Compute a MAC over hex data with a previously derived working key.

Inputs

  • PEK (32 Hex Chars) — The MAC key (typically derived in the PEK Derivation tab).
  • Algorithm — Radio: DES or 3DES.
  • Data (Hex) — Multi-line hex input.

Button: Generate MAC.

DUKPT Data Tab

Encrypt or decrypt sensitive data fields (track 2, EMV data) with a derived key.

Inputs

  • PEK (32 Hex Chars) — Working key from PEK Derivation (or DEK Derivation when the data variant key is required).
  • Use Data Variant Key — Switch. When on, the tool applies the data-encryption variant XOR before encrypting.
  • Data Input TypeASCII or Hex.
  • Cipher Mode — Radio: CBC or ECB.
  • Data — Multi-line input matching the chosen format.

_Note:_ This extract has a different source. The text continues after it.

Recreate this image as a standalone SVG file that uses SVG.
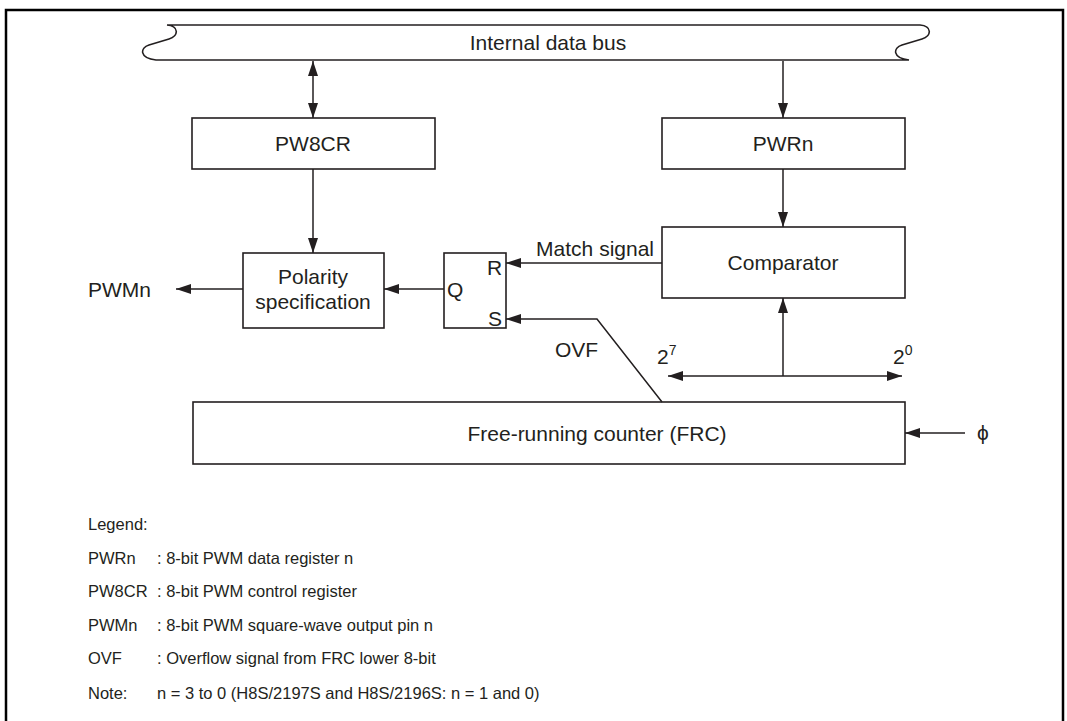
<svg xmlns="http://www.w3.org/2000/svg" width="1067" height="721" viewBox="0 0 1067 721">
<style>
  .box { fill: #fff; stroke: #231f20; stroke-width: 1.6; }
  .ln { fill: none; stroke: #231f20; stroke-width: 1.5; }
  .t { font-family: "Liberation Sans", Arial, sans-serif; font-size: 21px; fill: #231f20; }
  .lg { font-family: "Liberation Sans", Arial, sans-serif; font-size: 16.5px; fill: #231f20; }
  .c { text-anchor: middle; }
</style>
<defs>
  <marker id="ah" markerUnits="userSpaceOnUse" markerWidth="17" markerHeight="12" refX="15" refY="5" orient="auto-start-reverse" viewBox="0 0 17 10">
    <path d="M0,0 L15,5 L0,10 Z" fill="#231f20"/>
  </marker>
</defs>
<rect width="1067" height="721" fill="#fff"/>
<path d="M6,725 V10 H1063 V725" fill="none" stroke="#000" stroke-width="2.5"/>

<g id="bus">
  <path class="box" d="M167,25 H920 C932,26 932,36 922,39 L902,45 C893,48 892,58 909,60 H156 C139,58 140,48 149,45 L169,39 C179,36 179,26 167,25 Z"/>
  <text class="t c" x="548" y="50">Internal data bus</text>
</g>
<g id="pw8cr">
  <rect class="box" x="192" y="118" width="243" height="51"/>
  <text class="t c" x="313" y="151">PW8CR</text>
</g>
<g id="pwrn">
  <rect class="box" x="662" y="118" width="243" height="51"/>
  <text class="t c" x="783" y="151">PWRn</text>
</g>
<g id="comparator">
  <rect class="box" x="662" y="227" width="243" height="71"/>
  <text class="t c" x="783" y="270">Comparator</text>
</g>
<g id="polarity">
  <rect class="box" x="243" y="253" width="141" height="75"/>
  <text class="t c" x="313" y="284">Polarity</text>
  <text class="t c" x="313" y="309">specification</text>
</g>
<g id="flipflop">
  <rect class="box" x="444" y="253" width="62" height="75"/>
  <text class="t" x="447" y="297">Q</text>
  <text class="t" x="487" y="275">R</text>
  <text class="t" x="488" y="326">S</text>
</g>
<g id="frc">
  <rect class="box" x="193" y="402" width="712" height="62"/>
  <text class="t c" x="597" y="441">Free-running counter (FRC)</text>
</g>

<g id="connectors">
  <line class="ln" x1="313" y1="61" x2="313" y2="118" marker-start="url(#ah)" marker-end="url(#ah)"/>
  <line class="ln" x1="783" y1="61" x2="783" y2="118" marker-end="url(#ah)"/>
  <line class="ln" x1="313" y1="169" x2="313" y2="253" marker-end="url(#ah)"/>
  <line class="ln" x1="783" y1="169" x2="783" y2="227" marker-end="url(#ah)"/>
  <line class="ln" x1="243" y1="289" x2="176" y2="289" marker-end="url(#ah)"/>
  <line class="ln" x1="444" y1="289" x2="384" y2="289" marker-end="url(#ah)"/>
  <line class="ln" x1="662" y1="263" x2="506" y2="263" marker-end="url(#ah)"/>
  <polyline class="ln" points="662,402 597,319 506,319" marker-end="url(#ah)"/>
  <line class="ln" x1="783" y1="376" x2="783" y2="298" marker-end="url(#ah)"/>
  <line class="ln" x1="668" y1="376" x2="902" y2="376" marker-start="url(#ah)" marker-end="url(#ah)"/>
  <line class="ln" x1="965" y1="433" x2="905" y2="433" marker-end="url(#ah)"/>
</g>

<g id="labels">
  <text class="t" x="654" y="256" text-anchor="end">Match signal</text>
  <text class="t" x="555" y="357">OVF</text>
  <text class="t" x="657" y="364">2<tspan font-size="14" dy="-9">7</tspan></text>
  <text class="t" x="893" y="364">2<tspan font-size="14" dy="-9">0</tspan></text>
  <text class="t" x="88" y="297">PWMn</text>
  <text class="t" x="977" y="440" font-family="'Liberation Serif', 'DejaVu Serif', serif">ϕ</text>
</g>

<g id="legend">
  <text class="lg" x="88" y="530">Legend:</text>
  <text class="lg" x="88" y="564">PWRn</text>
  <text class="lg" x="157" y="564">: 8-bit PWM data register n</text>
  <text class="lg" x="88" y="597">PW8CR</text>
  <text class="lg" x="157" y="597">: 8-bit PWM control register</text>
  <text class="lg" x="88" y="631">PWMn</text>
  <text class="lg" x="157" y="631">: 8-bit PWM square-wave output pin n</text>
  <text class="lg" x="88" y="664">OVF</text>
  <text class="lg" x="157" y="664">: Overflow signal from FRC lower 8-bit</text>
  <text class="lg" x="88" y="699">Note:</text>
  <text class="lg" x="157" y="699">n = 3 to 0 (H8S/2197S and H8S/2196S: n = 1 and 0)</text>
</g>
</svg>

Buttons: Encrypt, Decrypt.

DUKPT AES Tool

Implements ANSI X9.24-3 with AES. Four tabs split derivation from operations.

Tabs (4)

  • Key Derivation — Derive a working key from BDK or IK + KSN.
  • DUKPT PIN — PIN block encrypt / decrypt.
  • DUKPT MAC — MAC generation.
  • DUKPT Data — Data encrypt / decrypt.

Key Derivation Tab

Inputs

  • Input Key Designation — Radio / toggle: BDK or IK.
  • Initial Key Type — Drop-down: AES-128, AES-192, AES-256.
  • BDK / IK — Hex; length matches the initial key type.
  • Working Key Type — Drop-down: 2TDEA, 3TDEA, AES-128, AES-192, AES-256.
  • KSN — 24 hex chars (12 bytes: 4-byte BDK ID + 4-byte derivation ID + 4-byte counter).

Button: Derive Keys.

Walk-through

  1. Pick Input Key DesignationBDK or IK.
  2. Pick Initial Key Type — AES-128 / 192 / 256.
  3. Enter the BDK / IK.
  4. Pick Working Key Type — The tool can derive both AES and TDES working keys for backwards compatibility.
  5. Enter KSN.
  6. Click Derive Keys — The activity log lists the IK (when starting from BDK) and the working key.
Counter Field

The 32-bit counter only uses values with at most 16 set bits to allow efficient forward derivation. The tool flags invalid counters.

DUKPT PIN Tab (AES)

Inputs

  • PEK (Pin Encryption Key) — Hex working key from Key Derivation.
  • PIN Block — Hex.

Buttons: Encrypt, Decrypt.

DUKPT MAC Tab (AES)

Inputs

  • MAC Generation Key — Hex working key from Key Derivation.
  • Data (Hex) — Multi-line input.

Button: Generate MAC.

DUKPT Data Tab (AES)

Inputs

  • DEK (Data Encryption Key) — Hex working key from Key Derivation.
  • Data Input TypeASCII or Hex.
  • Data — Multi-line input.

Buttons: Encrypt, Decrypt.

KSN Structure

3DES KSN (10 bytes)

| 5-byte BDK ID + Device ID  |   2-byte counter (high)   | 21-bit Tx Counter |
|--------------------------- |---------------------------|-------------------|
|         59 bits            |          remaining         |     21 bits        |

AES KSN (12 bytes)

| 4-byte BDK ID | 4-byte Derivation ID | 4-byte Transaction Counter |

Increment the counter by one for every transaction. After exhausting the counter space, the device must be re-keyed.

Tips & Pitfalls

  • The KSN you receive in field 53 / 60 of an ISO 8583 message is what the host uses to derive the same key. Keep them in sync — off-by-one is the most common bug.
  • For PIN translation tests, capture the PIN block at the same instant as the KSN. Re-using a KSN with a different PIN block will fail.
  • If you suddenly start getting wrong MACs, check whether your terminal advanced the counter without you advancing yours. Use the increment button to re-sync.
  • Keep BDKs out of source control. The activity log persists keys in memory during the session but never writes them to disk.